Retouching artifacts often appear after export because the file is no longer passing through the same live preview, color-management, layer, zoom, or smoothing pipeline used during editing.
Your Editor Preview Is Not the Final Image
A retouching app may show a softened, color-managed, GPU-rendered preview, while the exported file shows the actual pixel data. That difference is why an image can look clean on a high-refresh gaming monitor or office display, then reveal halos, seams, grain, or banding in a JPEG, PNG, TIFF, or PDF.

If the artifact appears only in the exported viewer, test the file at 100% zoom in another app.
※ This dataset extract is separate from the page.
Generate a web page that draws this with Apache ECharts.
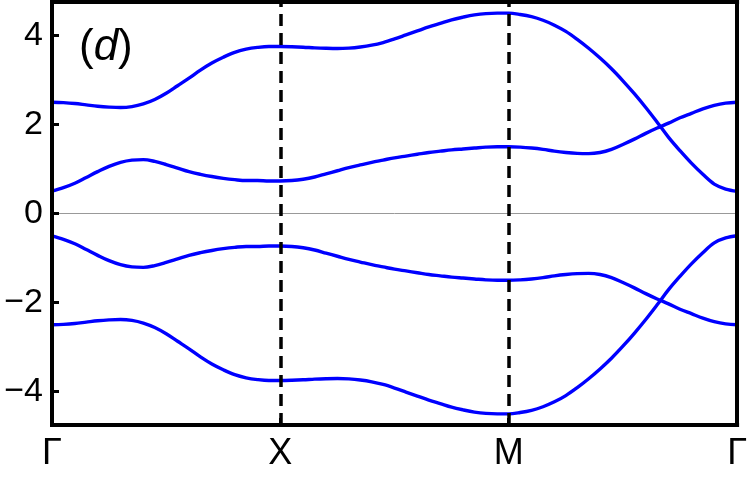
<!DOCTYPE html>
<html>
<head>
<meta charset="utf-8">
<script src="https://cdn.jsdelivr.net/npm/echarts@6/dist/echarts.min.js"></script>
<style>html,body{margin:0;padding:0;background:#fff}#c{width:750px;height:480px}</style>
</head>
<body>
<div id="c"></div>
<script>
// path coordinate (Γ=0, X=1, M=2, Γ=3)
const kPoints = [0.00,0.05,0.10,0.15,0.20,0.25,0.30,0.35,0.40,0.45,
                 0.50,0.55,0.60,0.65,0.70,0.75,0.80,0.85,0.90,0.95,
                 1.00,1.05,1.10,1.15,1.20,1.25,1.30,1.35,1.40,1.45,
                 1.50,1.55,1.60,1.65,1.70,1.75,1.80,1.85,1.90,1.95,
                 2.00,2.05,2.10,2.15,2.20,2.25,2.30,2.35,2.40,2.45,
                 2.50,2.55,2.60,2.65,2.70,2.75,2.80,2.85,2.90,2.95,3.00];
const kTickValues = [0, 1, 2, 3];
const kTickLabels = ['Γ', 'X', 'M', 'Γ'];
const yTickValues = [-4, -2, 0, 2, 4];
const yTickLabels = ['\u22124', '\u22122', '0', '2', '4'];
const panelLabel = 'd';

const band1 = [2.50,2.49,2.47,2.44,2.41,2.39,2.38,2.40,2.46,2.56,
               2.70,2.87,3.04,3.22,3.38,3.51,3.62,3.69,3.73,3.75,
               3.75,3.745,3.735,3.72,3.71,3.705,3.715,3.74,3.78,3.84,
               3.92,4.01,4.10,4.19,4.27,4.35,4.41,4.46,4.49,4.50,
               4.50,4.47,4.42,4.34,4.23,4.09,3.91,3.71,3.49,3.25,
               2.98,2.69,2.38,2.05,1.71,1.41,1.13,0.88,0.66,0.55,0.50];
const band2 = [0.50,0.58,0.68,0.81,0.94,1.06,1.15,1.20,1.21,1.17,
               1.10,1.02,0.94,0.88,0.83,0.79,0.76,0.74,0.74,0.73,
               0.73,0.74,0.77,0.82,0.89,0.96,1.03,1.09,1.15,1.20,
               1.25,1.29,1.33,1.37,1.40,1.43,1.45,1.47,1.49,1.50,
               1.50,1.49,1.47,1.44,1.40,1.37,1.35,1.345,1.37,1.44,
               1.55,1.67,1.80,1.92,2.03,2.15,2.25,2.35,2.43,2.48,2.50];
const band3 = [-0.50,-0.58,-0.68,-0.81,-0.94,-1.06,-1.15,-1.20,-1.21,-1.17,
               -1.10,-1.02,-0.94,-0.88,-0.83,-0.79,-0.76,-0.74,-0.74,-0.73,
               -0.73,-0.74,-0.77,-0.82,-0.89,-0.96,-1.03,-1.09,-1.15,-1.20,
               -1.25,-1.29,-1.33,-1.37,-1.40,-1.43,-1.45,-1.47,-1.49,-1.50,
               -1.50,-1.49,-1.47,-1.44,-1.40,-1.37,-1.35,-1.345,-1.37,-1.44,
               -1.55,-1.67,-1.80,-1.92,-2.03,-2.15,-2.25,-2.35,-2.43,-2.48,-2.50];
const band4 = [-2.50,-2.49,-2.47,-2.44,-2.41,-2.39,-2.38,-2.40,-2.46,-2.56,
               -2.70,-2.87,-3.04,-3.22,-3.38,-3.51,-3.62,-3.69,-3.73,-3.75,
               -3.75,-3.745,-3.735,-3.72,-3.71,-3.705,-3.715,-3.74,-3.78,-3.84,
               -3.92,-4.01,-4.10,-4.19,-4.27,-4.35,-4.41,-4.46,-4.49,-4.50,
               -4.50,-4.47,-4.42,-4.34,-4.23,-4.09,-3.91,-3.71,-3.49,-3.25,
               -2.98,-2.69,-2.38,-2.05,-1.71,-1.41,-1.13,-0.88,-0.66,-0.55,-0.50];
const bands = [band1, band2, band3, band4];
const highSymPoints = [1, 2];

const FONT = 'Liberation Sans, Arial, sans-serif';
const chart = echarts.init(document.getElementById('c'), null, {renderer: 'canvas'});

const frameLine = {show: true, onZero: false, lineStyle: {color: '#000', width: 4, cap: 'square'}};

const series = bands.map((b, i) => ({
  type: 'line',
  data: kPoints.map((k, j) => [k, b[j]]),
  smooth: 0.35,
  showSymbol: false,
  symbol: 'none',
  lineStyle: {color: '#0000ff', width: 3.4},
  z: 3,
  silent: true
}));
series.push({
  type: 'line',
  data: [],
  markLine: {
    silent: true,
    symbol: 'none',
    animation: false,
    label: {show: false},
    data: [{yAxis: 0, lineStyle: {color: '#999', width: 1, type: 'solid'}}]
  },
  z: 1
});
series.push({
  type: 'line',
  data: [],
  markLine: {
    silent: true,
    symbol: 'none',
    animation: false,
    label: {show: false},
    lineStyle: {color: '#000', width: 3.5, type: [12, 7]},
    data: highSymPoints.map(v => ({xAxis: v}))
  },
  z: 5
});

chart.setOption({
  animation: false,
  backgroundColor: '#fff',
  grid: {left: 52, right: 12, top: 2, bottom: 55, containLabel: false},
  xAxis: [{
    type: 'value', min: 0, max: 3, interval: 1, position: 'bottom', z: 10,
    axisLine: frameLine,
    axisTick: {show: true, inside: true, length: 7, lineStyle: {color: '#000', width: 3}},
    axisLabel: {show: true, showMinLabel: true, showMaxLabel: true, margin: 11, fontSize: 36, color: '#000', fontFamily: FONT,
      formatter: v => { const i = kTickValues.indexOf(v); return i >= 0 ? kTickLabels[i] : ''; }},
    splitLine: {show: false}
  }, {
    type: 'value', min: 0, max: 3, position: 'top', z: 10,
    axisLine: frameLine, axisTick: {show: false}, axisLabel: {show: false}, splitLine: {show: false}
  }],
  yAxis: [{
    type: 'value', min: -4.75, max: 4.75, position: 'left', z: 10,
    axisLine: frameLine,
    axisTick: {show: true, inside: true, length: 7, customValues: yTickValues, lineStyle: {color: '#000', width: 3}},
    axisLabel: {show: true, margin: 9, fontSize: 34, color: '#000', fontFamily: FONT, customValues: yTickValues,
      formatter: v => { const i = yTickValues.indexOf(v); return i >= 0 ? yTickLabels[i] : ''; }},
    splitLine: {show: false}
  }, {
    type: 'value', min: -4.75, max: 4.75, position: 'right', z: 10,
    axisLine: frameLine, axisTick: {show: false}, axisLabel: {show: false}, splitLine: {show: false}
  }],
  graphic: [{
    type: 'text', left: 79, top: 26, z: 20,
    style: {
      text: '{n|(}{i|' + panelLabel + '}{n|)}',
      rich: {
        n: {fontSize: 44, fontFamily: FONT, fill: '#000'},
        i: {fontSize: 44, fontFamily: FONT, fontStyle: 'italic', fill: '#000'}
      }
    }
  }],
  series: series
});
</script>
</body>
</html>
Some visual artifacts are real pixel defects, while others come from display or rendering behavior.
This is especially common with soft proofing. A proof view may simulate print color or paper response, but the export may open without that same simulation, making repaired areas look darker, flatter, or more textured.
Compression, Resampling, and Sharpening Can Expose Edits
JPEG export is a common trigger because it uses lossy compression. Smooth skies, skin gradients, product shadows, and cloned backgrounds can reveal blocks, mosquito noise, or color breaks after export, even when the working file looked polished.
Resampling can also expose retouching. If a 4,000 px-wide image is exported at 1,600 px, fine healing brush marks can collapse into visible edges. If the image is enlarged, soft retouching may become smeared or pixelated.
Final sharpening can make hidden repairs more obvious. A tiny clone pattern in fabric, hair, or a monitor bezel may stay subtle during editing, then become crisp after output sharpening.
Quick checks before delivery:
- View the exported file at 100% zoom.
- Compare it with the layered master, not a screenshot.
- Export once as PNG or TIFF to isolate JPEG compression.
- Turn final sharpening off, then export again.
- Test on a calibrated display and one everyday screen.
Layers, Transparency, and Color Management Change the Math
Export often flattens adjustment layers, masks, blend modes, transparency, and smart objects into one file. That merge can reveal hard mask edges, mismatched grain, clipped highlights, or uneven dodge-and-burn work.
Transparent images can be especially deceptive. Exported PDFs may show dark halos around transparent PSD edges because on-screen smoothing can exaggerate the boundary, even when the print result may be cleaner; transparent PSD images can display misleading edge artifacts in PDFs.
Color conversion adds another layer. Moving from RGB to CMYK, or from a wide-gamut working profile to sRGB, can shift saturated tones and make retouched patches stand apart. For print, files should be built at the intended size and resolution; one common recommendation is 300 DPI at final dimensions.
Not every post-export flaw is in the image itself. Sometimes the viewer, PDF renderer, GPU driver, or display scaling amplifies the problem.
The Display Setup Can Hide the Problem Until It Matters
A bright, wide-gamut monitor can make retouching feel more forgiving than it is. High brightness lifts shadows, aggressive scaling smooths defects, and vivid color modes can mask small tone mismatches.
For serious retouching, use a neutral display mode, moderate brightness, and consistent ambient lighting. A responsive gaming monitor can be useful, but for image delivery, accuracy matters more than punchy contrast.
Office productivity displays and portable screens are also useful for a second-pass review. If an artifact appears on a calibrated main display, a laptop panel, and a cell phone screen, it is probably in the export.

How to Prevent Export-Only Surprises
Build the file for its destination early. Web images need clean sRGB exports, restrained sharpening, and compression testing. Print images need enough pixels, embedded profiles, and a proofing workflow that matches the lab or printer.
Keep a layered master, then export controlled test files: one high-quality JPEG, one PNG or TIFF, and one final-size delivery file. If only the JPEG fails, compression is the likely cause. If every format fails, inspect masks, transforms, cloned areas, and color settings.

Trust the exported file, not the editing preview. The final audience sees the output, so quality control should happen on the output too.